What You Should Know
Chickweed is a flowering plant common all around the world, but is mostly prevalent in Europe, where it first originated. It has been traditionally used as a topical ointment to treat cuts and sores, due to its cooling effect on the skin, and it was also rumored to be an anti-obesity aid during the turn of the century. It is mainly used today as a diuretic and as an additive to dishes due to its grassy but mild flavor, but it is heavily included in “natural” diet supplements as a metabolism booster. It is heavily debated if it causes this effect, but this has not stopped diet companies from claiming it does. Its availability is a plus for dieters it can harvested in your backyard (it is a common weed) or bought in supplement form, depending on how you wish to use the plant. Whether your intent is to lose weight or to spice up your salad, Chickweed is abundant and widely available.

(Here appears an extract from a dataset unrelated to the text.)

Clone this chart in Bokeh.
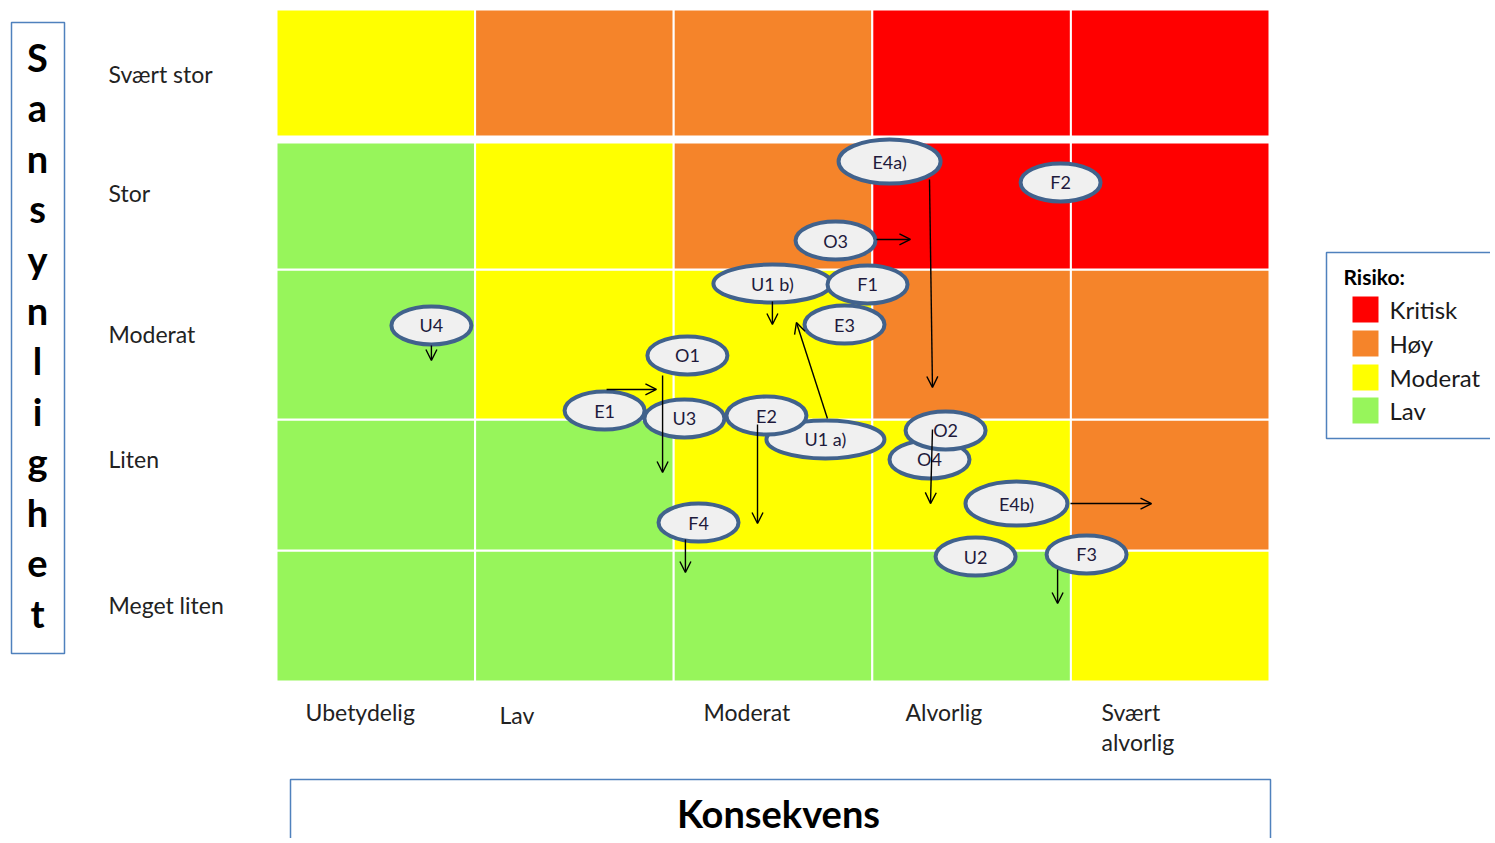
from bokeh.plotting import figure
from bokeh.models import Range1d, Arrow, OpenHead, ColumnDataSource
from bokeh.core.properties import value
from bokeh.embed import file_html
from bokeh.resources import INLINE

# ---------------- DATA ----------------
consequence = ["Ubetydelig", "Lav", "Moderat", "Alvorlig", "Svært\nalvorlig"]
probability = ["Meget liten", "Liten", "Moderat", "Stor", "Svært stor"]  # bottom -> top
y_title = "Sansynlighet"
x_title = "Konsekvens"
legend_title = "Risiko:"
risk_levels = ["Kritisk", "Høy", "Moderat", "Lav"]
risk_matrix = [  # rows bottom -> top, columns left -> right
    ["Lav", "Lav", "Lav", "Lav", "Moderat"],
    ["Lav", "Lav", "Moderat", "Moderat", "Høy"],
    ["Lav", "Moderat", "Moderat", "Høy", "Høy"],
    ["Lav", "Moderat", "Høy", "Kritisk", "Kritisk"],
    ["Moderat", "Høy", "Høy", "Kritisk", "Kritisk"],
]
# risk items: position on consequence axis (0..5) and probability axis (0..5)
item_ids = ["U1 a)", "U4", "O1", "E1", "U3", "E2", "U1 b)", "F1", "E3", "O3",
            "E4a)", "F2", "O4", "O2", "E4b)", "U2", "F3", "F4"]
item_cons = [2.764, 0.780, 2.069, 1.652, 2.054, 2.467, 2.497, 2.976, 2.860, 2.815,
             3.087, 3.948, 3.288, 3.369, 3.726, 3.520, 4.079, 2.125]
item_prob = [1.801, 2.649, 2.426, 2.016, 1.957, 1.979, 2.961, 2.954, 2.656, 3.281,
             3.869, 3.713, 1.652, 1.868, 1.324, 0.930, 0.945, 1.183]
# movement arrows (from -> to) in the same units
arrow_x0 = [0.780, 1.662, 1.944, 2.422, 2.774, 2.497, 3.021, 3.288, 3.303, 3.998, 3.933, 2.059]
arrow_y0 = [2.500, 2.173, 2.277, 1.912, 1.957, 2.827, 3.289, 3.735, 1.875, 1.324, 0.833, 1.057]
arrow_x1 = [0.780, 1.913, 1.944, 2.422, 2.618, 2.497, 3.192, 3.303, 3.293, 4.406, 3.933, 2.059]
arrow_y1 = [2.388, 2.173, 1.555, 1.176, 2.671, 2.656, 3.289, 2.188, 1.324, 1.324, 0.580, 0.811]

# ---------------- STYLE / LAYOUT ----------------
COLORS = {"Kritisk": "#FF0000", "Høy": "#F5842A", "Moderat": "#FFFF00", "Lav": "#97F55B"}
FONT = "Lato"
W, H = 1490, 838
ORIGIN = 1                 # screen pixel where the figure starts
X0, XS = 277.0, 198.6      # pixel of consequence 0, pixels per unit
Y0, YS = 682.0, 134.4      # pixel of probability 0, pixels per unit
ROW_BOTTOM = [0.0, 0.975, 1.949, 3.065, 4.055]
ROW_TOP = [0.975, 1.949, 3.065, 4.010, 5.0]


def dx(px):
    return (px - X0) / XS


def dy(py):
    return (Y0 - py) / YS


p = figure(width=W, height=H, output_backend="svg", toolbar_location=None,
           x_range=Range1d(dx(ORIGIN), dx(ORIGIN + W)),
           y_range=Range1d(dy(ORIGIN + H), dy(ORIGIN)),
           x_axis_type=None, y_axis_type=None, min_border=0)
p.outline_line_color = None
p.grid.visible = False
p.background_fill_color = "white"

# cells
cl, cr, cb, ct, cc = [], [], [], [], []
for r, row in enumerate(risk_matrix):
    for c, lvl in enumerate(row):
        cl.append(c); cr.append(c + 1)
        cb.append(ROW_BOTTOM[r]); ct.append(ROW_TOP[r])
        cc.append(COLORS[lvl])
p.quad(left=cl, right=cr, bottom=cb, top=ct, fill_color=cc,
       line_color="white", line_width=2)

# ellipses (bubbles)
sizes_w = [118 if len(t) > 4 else (102 if len(t) == 4 else 80) for t in item_ids]
sizes_h = [38 if len(t) != 4 else 44 for t in item_ids]
p.ellipse(x=item_cons, y=item_prob, width=sizes_w, height=sizes_h,
          width_units="screen", height_units="screen",
          fill_color="#F0F0F0", line_color="#41628C", line_width=4)
p.text(x=item_cons, y=item_prob, text=item_ids, text_font=value(FONT),
       text_font_size="18px", text_align="center", text_baseline="middle",
       text_color="#1E1A3C")

# arrows
asrc = ColumnDataSource(dict(x0=arrow_x0, y0=arrow_y0, x1=arrow_x1, y1=arrow_y1))
p.add_layout(Arrow(source=asrc, x_start="x0", y_start="y0", x_end="x1", y_end="y1",
                   line_color="black", line_width=1.4,
                   end=OpenHead(size=11, line_color="black", line_width=1.4)))

# probability labels
prob_label_py = [605, 459, 334, 193, 74]
p.text(x=[dx(109)] * 5, y=[dy(v) for v in prob_label_py], text=probability,
       text_font=value(FONT), text_font_size="23px", text_align="left",
       text_baseline="middle", text_color="#222222")

# consequence labels
cons_label_px = [306, 500, 704, 906, 1102]
cons_label_py = [712, 715, 712, 712, 712]
lx, ly, lt = [], [], []
for i, lab in enumerate(consequence):
    for k, part in enumerate(lab.split("\n")):
        lx.append(dx(cons_label_px[i])); ly.append(dy(cons_label_py[i] + 30 * k)); lt.append(part)
p.text(x=lx, y=ly, text=lt, text_font=value(FONT), text_font_size="23px",
       text_align="left", text_baseline="middle", text_color="#222222")

# vertical title box
p.quad(left=[dx(12)], right=[dx(65)], top=[dy(23)], bottom=[dy(654)],
       fill_color=None, line_color="#4F81BD", line_width=1.5)
letters = list(y_title)
p.text(x=[dx(38)] * len(letters), y=[dy(57 + i * 50.6) for i in range(len(letters))],
       text=letters, text_font=value(FONT), text_font_style="bold",
       text_font_size="38px", text_align="center", text_baseline="middle",
       text_color="black")

# x title box
p.quad(left=[dx(291)], right=[dx(1271)], top=[dy(780)], bottom=[dy(900)],
       fill_color=None, line_color="#4F81BD", line_width=1.5)
p.text(x=[dx(779)], y=[dy(813)], text=[x_title], text_font=value(FONT),
       text_font_style="bold", text_font_size="38px", text_align="center",
       text_baseline="middle", text_color="black")

# legend box
p.quad(left=[dx(1327)], right=[dx(1520)], top=[dy(253)], bottom=[dy(439)],
       fill_color="white", line_color="#4F81BD", line_width=1.5)
p.text(x=[dx(1344)], y=[dy(277)], text=[legend_title], text_font=value(FONT),
       text_font_style="bold", text_font_size="21px", text_align="left",
       text_baseline="middle", text_color="black")
leg_py = [310, 344, 378, 411]
p.rect(x=[dx(1366)] * 4, y=[dy(v) for v in leg_py], width=26, height=26,
       width_units="screen", height_units="screen",
       fill_color=[COLORS[l] for l in risk_levels], line_color=None)
p.text(x=[dx(1390)] * 4, y=[dy(v) for v in leg_py], text=risk_levels,
       text_font=value(FONT), text_font_size="24px", text_align="left",
       text_baseline="middle", text_color="#1a1a1a")

open("out.html", "w").write(file_html(p, INLINE))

Its medicinal effects have been utilized since its arrival in Europe and the Americas, but recent studies show that it may contain some legitimate benefits. These benefits may not be diet-related, however.
Chickweed contains Vitamin C, antioxidants, protein, and phytosterols.
Chickweed contains some benefits, which include some diuretic and “soothing” properties on the skin. Evidence shows that the chemicals in Chickweed promote a cooling effect on the skin, which may be why it has been utilized as a popular skin soother for centuries in Asia and Europe. It is also shown to be a diuretic and helps increase water loss from the body when consumed. This may not necessarily be a good thing too much water loss may cause dehydration.
Evidence about its dietary properties are sparse, but a couple of studies show that the chemicals in Chickweed may speed up the metabolism. This appears to be a minimal effect, however, so it should not be depended on. It is also said to gain the most from this effect, dieters should also eat a healthy diet and make sure to get plenty of exercise. Eating a healthy diet while adding herbs that may stimulate thermogenic properties may be one option to consider.
- Is widely found in Europe and America, and can even be cultivated at home. Is said to contain some metabolic properties.
- It contains minimal dietary benefits, and more benefits may be gained from a healthy diet.
- Contains little thermogenic benefits.
- Does not help suppress appetite.
Chickweed is a delicious additive to food and is widely used to soothe wounds, but its dietary benefits are minimal at best, and may not provide many benefits for dieters. Seeking a more complete supplement, or adding additional dietary herbs to a healthy diet, may provide more noticeable results.